[Source code of charts]
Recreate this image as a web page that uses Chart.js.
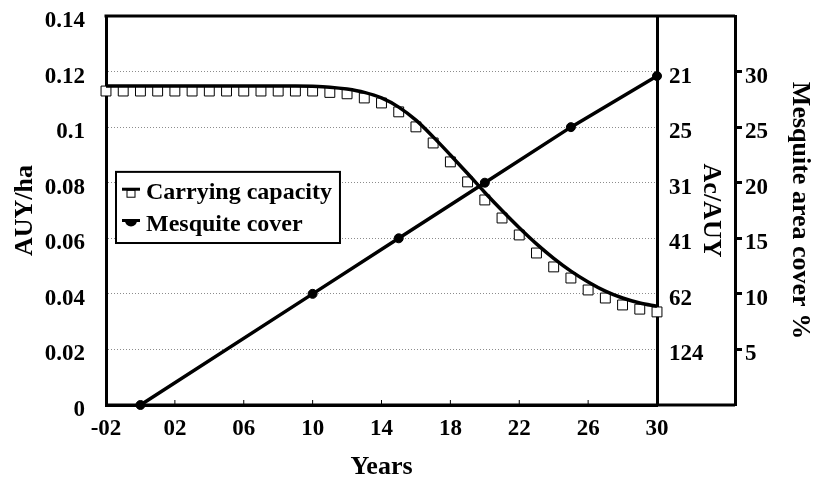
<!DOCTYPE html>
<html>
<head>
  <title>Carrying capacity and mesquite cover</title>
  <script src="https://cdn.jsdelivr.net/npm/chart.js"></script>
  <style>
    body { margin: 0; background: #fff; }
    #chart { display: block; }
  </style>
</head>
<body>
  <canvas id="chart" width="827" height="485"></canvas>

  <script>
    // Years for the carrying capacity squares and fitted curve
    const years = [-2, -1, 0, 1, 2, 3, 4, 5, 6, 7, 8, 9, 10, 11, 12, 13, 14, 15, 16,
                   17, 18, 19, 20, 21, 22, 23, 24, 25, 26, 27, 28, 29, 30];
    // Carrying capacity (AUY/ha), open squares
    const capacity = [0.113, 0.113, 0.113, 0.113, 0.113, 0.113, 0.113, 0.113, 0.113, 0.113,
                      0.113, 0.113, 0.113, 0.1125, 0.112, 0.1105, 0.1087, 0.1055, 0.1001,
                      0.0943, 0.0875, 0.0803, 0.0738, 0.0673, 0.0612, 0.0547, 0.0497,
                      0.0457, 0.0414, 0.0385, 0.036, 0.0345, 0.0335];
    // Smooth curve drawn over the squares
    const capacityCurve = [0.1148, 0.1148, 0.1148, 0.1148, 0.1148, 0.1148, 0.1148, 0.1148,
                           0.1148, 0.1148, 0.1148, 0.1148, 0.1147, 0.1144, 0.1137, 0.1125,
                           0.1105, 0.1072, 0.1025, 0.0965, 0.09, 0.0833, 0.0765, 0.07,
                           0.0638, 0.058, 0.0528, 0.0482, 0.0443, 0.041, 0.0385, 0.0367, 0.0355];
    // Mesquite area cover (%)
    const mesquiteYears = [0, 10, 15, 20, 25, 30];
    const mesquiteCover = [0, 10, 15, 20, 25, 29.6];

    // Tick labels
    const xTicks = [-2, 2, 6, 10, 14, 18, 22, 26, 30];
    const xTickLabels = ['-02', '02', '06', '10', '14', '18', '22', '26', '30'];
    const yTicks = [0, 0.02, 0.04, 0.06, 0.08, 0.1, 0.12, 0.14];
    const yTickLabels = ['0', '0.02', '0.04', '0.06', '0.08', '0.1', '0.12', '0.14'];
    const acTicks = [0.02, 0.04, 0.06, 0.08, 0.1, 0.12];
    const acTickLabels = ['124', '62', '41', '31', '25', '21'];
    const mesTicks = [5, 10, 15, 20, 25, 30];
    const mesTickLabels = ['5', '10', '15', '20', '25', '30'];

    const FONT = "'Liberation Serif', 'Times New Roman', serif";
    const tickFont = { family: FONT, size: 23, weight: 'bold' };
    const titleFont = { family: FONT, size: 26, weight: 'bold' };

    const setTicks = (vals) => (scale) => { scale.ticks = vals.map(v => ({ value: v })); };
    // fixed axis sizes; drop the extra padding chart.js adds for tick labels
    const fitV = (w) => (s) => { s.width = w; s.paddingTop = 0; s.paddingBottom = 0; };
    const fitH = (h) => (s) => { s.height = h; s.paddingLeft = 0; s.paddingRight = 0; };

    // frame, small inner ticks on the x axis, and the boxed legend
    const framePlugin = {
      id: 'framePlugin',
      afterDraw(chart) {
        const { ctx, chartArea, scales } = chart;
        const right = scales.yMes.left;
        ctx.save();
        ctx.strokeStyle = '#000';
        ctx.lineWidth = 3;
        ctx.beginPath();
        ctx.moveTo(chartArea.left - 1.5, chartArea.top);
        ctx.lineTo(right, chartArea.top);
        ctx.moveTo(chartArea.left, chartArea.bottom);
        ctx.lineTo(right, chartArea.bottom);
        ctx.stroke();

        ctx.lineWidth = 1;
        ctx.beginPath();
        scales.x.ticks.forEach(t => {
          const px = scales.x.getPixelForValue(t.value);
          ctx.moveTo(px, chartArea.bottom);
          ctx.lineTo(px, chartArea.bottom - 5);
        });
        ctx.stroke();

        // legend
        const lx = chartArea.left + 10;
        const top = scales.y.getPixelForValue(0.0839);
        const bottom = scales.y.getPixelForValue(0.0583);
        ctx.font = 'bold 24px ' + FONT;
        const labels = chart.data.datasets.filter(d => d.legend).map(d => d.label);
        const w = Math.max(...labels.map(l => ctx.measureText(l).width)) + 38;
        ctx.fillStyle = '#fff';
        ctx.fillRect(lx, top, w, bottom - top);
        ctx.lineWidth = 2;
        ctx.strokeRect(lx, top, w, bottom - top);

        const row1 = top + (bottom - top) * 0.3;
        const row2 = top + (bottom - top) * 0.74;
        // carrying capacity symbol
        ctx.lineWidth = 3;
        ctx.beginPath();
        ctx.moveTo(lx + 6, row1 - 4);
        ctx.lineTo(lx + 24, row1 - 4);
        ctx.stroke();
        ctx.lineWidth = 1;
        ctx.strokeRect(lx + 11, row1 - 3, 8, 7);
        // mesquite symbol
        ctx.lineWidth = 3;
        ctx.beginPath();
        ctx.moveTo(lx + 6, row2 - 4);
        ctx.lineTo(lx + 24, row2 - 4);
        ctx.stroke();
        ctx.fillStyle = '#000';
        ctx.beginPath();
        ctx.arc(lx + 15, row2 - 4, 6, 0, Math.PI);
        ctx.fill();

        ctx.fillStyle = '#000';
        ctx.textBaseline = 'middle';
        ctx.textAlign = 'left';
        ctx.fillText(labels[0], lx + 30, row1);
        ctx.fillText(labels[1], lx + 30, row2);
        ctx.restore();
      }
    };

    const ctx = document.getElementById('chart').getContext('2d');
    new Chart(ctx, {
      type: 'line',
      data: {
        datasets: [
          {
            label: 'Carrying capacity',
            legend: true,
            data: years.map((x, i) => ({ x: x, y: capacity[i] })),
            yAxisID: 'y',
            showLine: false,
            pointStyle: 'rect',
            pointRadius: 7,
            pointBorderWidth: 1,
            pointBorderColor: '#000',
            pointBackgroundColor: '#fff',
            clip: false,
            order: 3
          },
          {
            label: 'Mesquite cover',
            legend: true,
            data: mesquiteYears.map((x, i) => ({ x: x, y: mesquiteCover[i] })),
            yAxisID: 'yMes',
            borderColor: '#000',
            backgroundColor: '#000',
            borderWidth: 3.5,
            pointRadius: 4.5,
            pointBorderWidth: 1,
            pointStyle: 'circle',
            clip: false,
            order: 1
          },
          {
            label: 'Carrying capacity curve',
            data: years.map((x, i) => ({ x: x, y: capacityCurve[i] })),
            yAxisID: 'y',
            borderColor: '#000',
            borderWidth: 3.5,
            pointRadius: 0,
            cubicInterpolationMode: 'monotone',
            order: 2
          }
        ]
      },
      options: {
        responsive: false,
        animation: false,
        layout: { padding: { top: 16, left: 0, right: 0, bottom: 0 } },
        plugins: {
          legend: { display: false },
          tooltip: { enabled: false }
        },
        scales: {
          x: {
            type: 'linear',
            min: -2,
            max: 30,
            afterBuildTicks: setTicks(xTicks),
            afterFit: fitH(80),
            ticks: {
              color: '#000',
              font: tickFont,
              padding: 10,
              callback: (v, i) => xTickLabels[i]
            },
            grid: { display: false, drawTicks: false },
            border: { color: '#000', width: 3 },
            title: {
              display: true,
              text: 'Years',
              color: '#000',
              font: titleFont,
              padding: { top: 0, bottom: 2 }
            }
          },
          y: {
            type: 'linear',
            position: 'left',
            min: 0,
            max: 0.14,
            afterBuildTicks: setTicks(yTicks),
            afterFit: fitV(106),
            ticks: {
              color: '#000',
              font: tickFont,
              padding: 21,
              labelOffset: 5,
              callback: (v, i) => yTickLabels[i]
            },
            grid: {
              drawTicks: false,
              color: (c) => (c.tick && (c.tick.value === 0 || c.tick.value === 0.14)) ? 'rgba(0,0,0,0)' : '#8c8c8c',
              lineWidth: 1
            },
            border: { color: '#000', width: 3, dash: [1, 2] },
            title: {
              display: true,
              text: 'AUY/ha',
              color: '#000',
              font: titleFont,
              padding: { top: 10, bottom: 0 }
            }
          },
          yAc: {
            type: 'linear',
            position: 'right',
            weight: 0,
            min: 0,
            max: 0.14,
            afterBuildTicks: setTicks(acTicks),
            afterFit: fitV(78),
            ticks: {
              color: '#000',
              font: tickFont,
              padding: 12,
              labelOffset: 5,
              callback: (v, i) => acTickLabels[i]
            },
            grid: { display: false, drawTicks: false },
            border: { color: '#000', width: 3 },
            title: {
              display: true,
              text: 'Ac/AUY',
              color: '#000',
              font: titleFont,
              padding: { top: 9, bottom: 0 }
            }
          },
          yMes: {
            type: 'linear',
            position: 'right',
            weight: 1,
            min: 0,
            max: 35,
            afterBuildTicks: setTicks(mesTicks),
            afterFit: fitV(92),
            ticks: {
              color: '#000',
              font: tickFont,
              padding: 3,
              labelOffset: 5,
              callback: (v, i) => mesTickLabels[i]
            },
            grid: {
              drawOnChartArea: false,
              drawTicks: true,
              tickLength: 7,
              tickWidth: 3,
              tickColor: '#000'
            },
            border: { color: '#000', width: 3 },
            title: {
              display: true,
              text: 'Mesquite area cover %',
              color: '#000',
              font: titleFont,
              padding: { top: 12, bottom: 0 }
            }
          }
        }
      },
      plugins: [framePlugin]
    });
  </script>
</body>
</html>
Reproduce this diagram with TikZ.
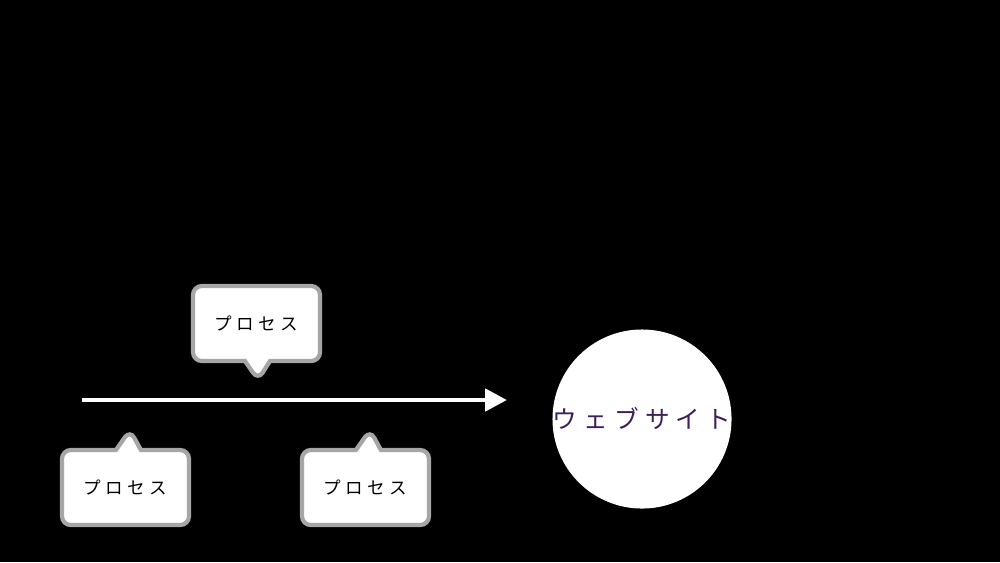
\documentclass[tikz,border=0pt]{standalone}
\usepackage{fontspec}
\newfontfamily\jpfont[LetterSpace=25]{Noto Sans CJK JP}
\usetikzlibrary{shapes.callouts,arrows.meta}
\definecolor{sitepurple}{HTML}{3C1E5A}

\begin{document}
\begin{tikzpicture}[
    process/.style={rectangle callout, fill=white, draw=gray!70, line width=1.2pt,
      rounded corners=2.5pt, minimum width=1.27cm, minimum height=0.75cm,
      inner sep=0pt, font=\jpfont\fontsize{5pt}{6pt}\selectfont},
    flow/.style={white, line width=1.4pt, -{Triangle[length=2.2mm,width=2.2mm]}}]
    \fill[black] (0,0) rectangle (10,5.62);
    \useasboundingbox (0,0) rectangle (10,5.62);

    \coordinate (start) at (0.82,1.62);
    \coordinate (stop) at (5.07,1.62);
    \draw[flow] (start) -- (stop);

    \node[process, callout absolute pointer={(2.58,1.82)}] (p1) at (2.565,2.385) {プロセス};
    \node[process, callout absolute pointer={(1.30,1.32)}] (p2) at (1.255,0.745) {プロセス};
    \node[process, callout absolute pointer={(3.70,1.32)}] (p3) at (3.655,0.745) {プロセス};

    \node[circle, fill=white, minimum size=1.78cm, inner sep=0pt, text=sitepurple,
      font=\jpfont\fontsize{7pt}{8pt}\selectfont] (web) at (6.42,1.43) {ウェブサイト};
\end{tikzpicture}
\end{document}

What is being asked:
Reproduce the material above from its first line through the line containing "const mesquiteCover = [0, 10, 15, 20, 25, 29.6];", both ends included, and skip every picture.

Written solution:
Recreate this image as a web page that uses Chart.js.
<!DOCTYPE html>
<html>
<head>
  <title>Carrying capacity and mesquite cover</title>
  <script src="https://cdn.jsdelivr.net/npm/chart.js"></script>
  <style>
    body { margin: 0; background: #fff; }
    #chart { display: block; }
  </style>
</head>
<body>
  <canvas id="chart" width="827" height="485"></canvas>

  <script>
    // Years for the carrying capacity squares and fitted curve
    const years = [-2, -1, 0, 1, 2, 3, 4, 5, 6, 7, 8, 9, 10, 11, 12, 13, 14, 15, 16,
                   17, 18, 19, 20, 21, 22, 23, 24, 25, 26, 27, 28, 29, 30];
    // Carrying capacity (AUY/ha), open squares
    const capacity = [0.113, 0.113, 0.113, 0.113, 0.113, 0.113, 0.113, 0.113, 0.113, 0.113,
                      0.113, 0.113, 0.113, 0.1125, 0.112, 0.1105, 0.1087, 0.1055, 0.1001,
                      0.0943, 0.0875, 0.0803, 0.0738, 0.0673, 0.0612, 0.0547, 0.0497,
                      0.0457, 0.0414, 0.0385, 0.036, 0.0345, 0.0335];
    // Smooth curve drawn over the squares
    const capacityCurve = [0.1148, 0.1148, 0.1148, 0.1148, 0.1148, 0.1148, 0.1148, 0.1148,
                           0.1148, 0.1148, 0.1148, 0.1148, 0.1147, 0.1144, 0.1137, 0.1125,
                           0.1105, 0.1072, 0.1025, 0.0965, 0.09, 0.0833, 0.0765, 0.07,
                           0.0638, 0.058, 0.0528, 0.0482, 0.0443, 0.041, 0.0385, 0.0367, 0.0355];
    // Mesquite area cover (%)
    const mesquiteYears = [0, 10, 15, 20, 25, 30];
    const mesquiteCover = [0, 10, 15, 20, 25, 29.6];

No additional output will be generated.